From Reuters (hat tip Michael Panzner):
The downward spiral of U.S. housing prices still has a way to go and homes were overvalued by between 8 percent to 20 percent in the first quarter of this year, according to research by an International Monetary Fund economist published on Friday.
In his report "What goes up must come down? House price dynamics in the United States," IMF economist Vladimir Klyuev used several economic techniques to determine by how much U.S. home prices are overvalued.
Klyuev drew from a government study of single-family home prices to conclude that values were "around 14 percent above equilibrium in the first quarter of 2008, with a plausible range of 8 to 20 percent."
His research showed that home prices became considerably overvalued from 2001 and while the housing market has started to correct itself, there is still a long way to go.....

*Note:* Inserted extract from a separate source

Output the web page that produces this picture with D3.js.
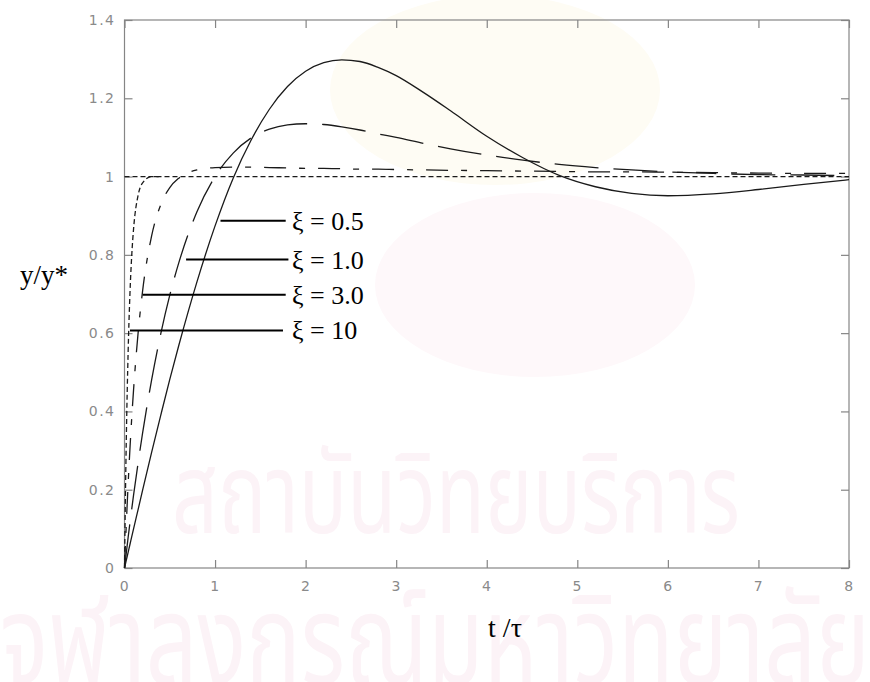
<!DOCTYPE html>
<html>
<head>
<meta charset="utf-8">
<script src="https://cdn.jsdelivr.net/npm/d3@7"></script>
<style>
  body { margin: 0; background: #fff; }
  svg { display: block; }
</style>
</head>
<body>
<svg id="chart" width="870" height="682"></svg>
<script>
// time axis (t / tau)
const tSteps = [0, 0.01, 0.02, 0.04, 0.06, 0.08, 0.1, 0.15, 0.2, 0.3, 0.4, 0.5, 0.6, 0.8, 1.0, 1.2, 1.4, 1.6, 1.8,
                2.0, 2.2, 2.4, 2.6, 2.8, 3.0, 3.3, 3.6, 4.0, 4.4, 4.8, 5.2, 5.6, 6.0, 6.5, 7.0, 7.5, 8.0];

// y / y* for each damping ratio
const xi05 = [0, 0.010, 0.020, 0.040, 0.060, 0.080, 0.100, 0.149, 0.199, 0.296, 0.390, 0.482, 0.569, 0.731, 0.874,
              0.996, 1.094, 1.172, 1.230, 1.269, 1.291, 1.298, 1.294, 1.279, 1.258, 1.215, 1.168, 1.103, 1.048,
              1.003, 0.974, 0.957, 0.951, 0.956, 0.967, 0.980, 0.992];
const xi10 = [0, 0.020, 0.039, 0.078, 0.115, 0.151, 0.186, 0.268, 0.345, 0.481, 0.598, 0.697, 0.780, 0.910, 1.000,
              1.060, 1.099, 1.121, 1.132, 1.135, 1.133, 1.127, 1.119, 1.109, 1.100, 1.085, 1.071, 1.055, 1.042,
              1.031, 1.023, 1.017, 1.012, 1.008, 1.005, 1.004, 1.002];
const xi30 = [0, 0.058, 0.113, 0.214, 0.304, 0.384, 0.455, 0.600, 0.708, 0.849, 0.928, 0.972, 0.996, 1.017, 1.023,
              1.024, 1.024, 1.023, 1.022, 1.021, 1.021, 1.020, 1.019, 1.019, 1.018, 1.017, 1.016, 1.015, 1.014,
              1.013, 1.012, 1.012, 1.011, 1.010, 1.009, 1.008, 1.008];

// xi = 10 settles almost at once, after that it sits on the set-point line
const tFast = [0, 0.01, 0.02, 0.04, 0.06, 0.08, 0.1, 0.15, 0.2, 0.3, 0.4];
const xi100 = [0, 0.181, 0.330, 0.551, 0.700, 0.799, 0.866, 0.952, 0.984, 1.000, 1.000];

const setT = [0, 8];
const setY = [1, 1];

const xTicks = [0, 1, 2, 3, 4, 5, 6, 7, 8];
const yTicks = [0, 0.2, 0.4, 0.6, 0.8, 1, 1.2, 1.4];

// annotations
const labelNames = ["ξ = 0.5", "ξ = 1.0", "ξ = 3.0", "ξ = 10"];
const labelY = [0.887, 0.788, 0.698, 0.607];
const labelStartT = [1.06, 0.68, 0.20, 0.06];
const labelEndT = [1.78, 1.81, 1.78, 1.75];
const labelTextT = 1.85;

const svg = d3.select("#chart");

// faint watermark behind the plot
const wm = svg.append("g").attr("class", "watermark");
wm.append("ellipse").attr("cx", 495).attr("cy", 90).attr("rx", 165).attr("ry", 95).attr("fill", "#fefcf4");
wm.append("ellipse").attr("cx", 535).attr("cy", 285).attr("rx", 160).attr("ry", 92).attr("fill", "#fef8fa");
wm.append("text")
    .attr("x", 172).attr("y", 533)
    .attr("textLength", 568).attr("lengthAdjust", "spacingAndGlyphs")
    .style("font-family", "'Noto Sans Thai', 'Noto Sans', sans-serif")
    .style("font-size", "112px")
    .attr("fill", "#fcf3f7")
    .text("สถาบันวิทยบริการ");
wm.append("text")
    .attr("x", 0).attr("y", 684)
    .attr("textLength", 870).attr("lengthAdjust", "spacingAndGlyphs")
    .style("font-family", "'Noto Sans Thai', 'Noto Sans', sans-serif")
    .style("font-size", "126px")
    .attr("fill", "#fcf3f7")
    .text("จุฬาลงกรณ์มหาวิทยาลัย");

const x = d3.scaleLinear().domain([0, 8]).range([124.5, 849]);
const y = d3.scaleLinear().domain([0, 1.4]).range([568, 20]);

const axisColor = "#858585";

// frame
svg.append("rect")
    .attr("x", x(0)).attr("y", y(1.4))
    .attr("width", x(8) - x(0)).attr("height", y(0) - y(1.4))
    .attr("fill", "none").attr("stroke", axisColor).attr("stroke-width", 1.2);

// axes with inward ticks, labels on bottom/left
function styleAxis(g) {
    g.select(".domain").remove();
    g.selectAll(".tick line").attr("stroke", axisColor).attr("stroke-width", 1.2);
    g.selectAll(".tick text")
        .attr("fill", "#8a8a8a")
        .style("font-family", "'DejaVu Sans', sans-serif")
        .style("font-size", "14px")
        .style("letter-spacing", "1.5px");
}

svg.append("g")
    .attr("transform", `translate(0,${y(0)})`)
    .call(d3.axisBottom(x).tickValues(xTicks).tickFormat(d3.format("d")).tickSizeInner(-8).tickPadding(13))
    .call(styleAxis);
svg.append("g")
    .attr("transform", `translate(0,${y(1.4)})`)
    .call(d3.axisTop(x).tickValues(xTicks).tickFormat("").tickSizeInner(-8))
    .call(styleAxis);
svg.append("g")
    .attr("transform", `translate(${x(0)},0)`)
    .call(d3.axisLeft(y).tickValues(yTicks).tickFormat(d => d3.format("")(+d.toFixed(1))).tickSizeInner(-8).tickPadding(9))
    .call(styleAxis);
svg.append("g")
    .attr("transform", `translate(${x(8)},0)`)
    .call(d3.axisRight(y).tickValues(yTicks).tickFormat("").tickSizeInner(-8))
    .call(styleAxis);

// curves
const line = d3.line()
    .x(d => x(d[0]))
    .y(d => y(d[1]))
    .curve(d3.curveMonotoneX);

const series = [
    { t: setT, v: setY, dash: "5,3" },
    { t: tFast, v: xi100, dash: "5,3" },
    { t: tSteps, v: xi30, dash: "22,13,6,13" },
    { t: tSteps, v: xi10, dash: "44,15" },
    { t: tSteps, v: xi05, dash: null }
];

svg.append("g")
    .selectAll("path")
    .data(series)
    .enter()
    .append("path")
    .attr("d", s => line(s.t.map((tt, i) => [tt, s.v[i]])))
    .attr("fill", "none")
    .attr("stroke", "#1a1a1a")
    .attr("stroke-width", 1.3)
    .attr("stroke-dasharray", s => s.dash);

// leader lines and labels
const ann = svg.append("g");
ann.selectAll("line")
    .data(labelNames)
    .enter()
    .append("line")
    .attr("x1", (d, i) => x(labelStartT[i]))
    .attr("x2", (d, i) => x(labelEndT[i]))
    .attr("y1", (d, i) => y(labelY[i]))
    .attr("y2", (d, i) => y(labelY[i]))
    .attr("stroke", "#000")
    .attr("stroke-width", 2);

ann.selectAll("text")
    .data(labelNames)
    .enter()
    .append("text")
    .attr("x", x(labelTextT))
    .attr("y", (d, i) => y(labelY[i]) + 9)
    .style("font-family", "'Liberation Serif', 'Times New Roman', serif")
    .style("font-size", "26px")
    .attr("fill", "#000")
    .text(d => d);

// axis titles
svg.append("text")
    .attr("x", 20).attr("y", 284)
    .style("font-family", "'Liberation Serif', 'Times New Roman', serif")
    .style("font-size", "27px")
    .attr("fill", "#000")
    .text("y/y*");

svg.append("text")
    .attr("x", 505).attr("y", 637)
    .attr("text-anchor", "middle")
    .style("font-family", "'Liberation Serif', 'Times New Roman', serif")
    .style("font-size", "28px")
    .attr("fill", "#000")
    .text("t /τ");
</script>
</body>
</html>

The report also said that it is likely home prices will swing well below their equilibrium level before they start to recover.
Klyuev's research included data gathered by the U.S. Office of Federal Housing Enterprise Oversight which regulates mortgage-finance companies Fannie Mae and Freddie Mac and collects purchase price data.
Klyuev analyzed the dynamics of home prices and found the inventory-to-sales ratio the most important driver of changes in property values in the short run.
"Starts in foreclosures, which obviously add to inventory, seem to also exert additional downward pressure on prices," he added.
According to the research the bloated inventory-to-sales ratio, high foreclosure rates, and inertia in housing markets imply that recent price declines are likely to continue.
The research also considered whether the current fall in U.S. housing prices represented a nationwide bust.
"While the national price level is falling on every measure, there is an opinion that this decline might reflect oversized drops in a few isolated markets rather than a countrywide phenomenon," it said.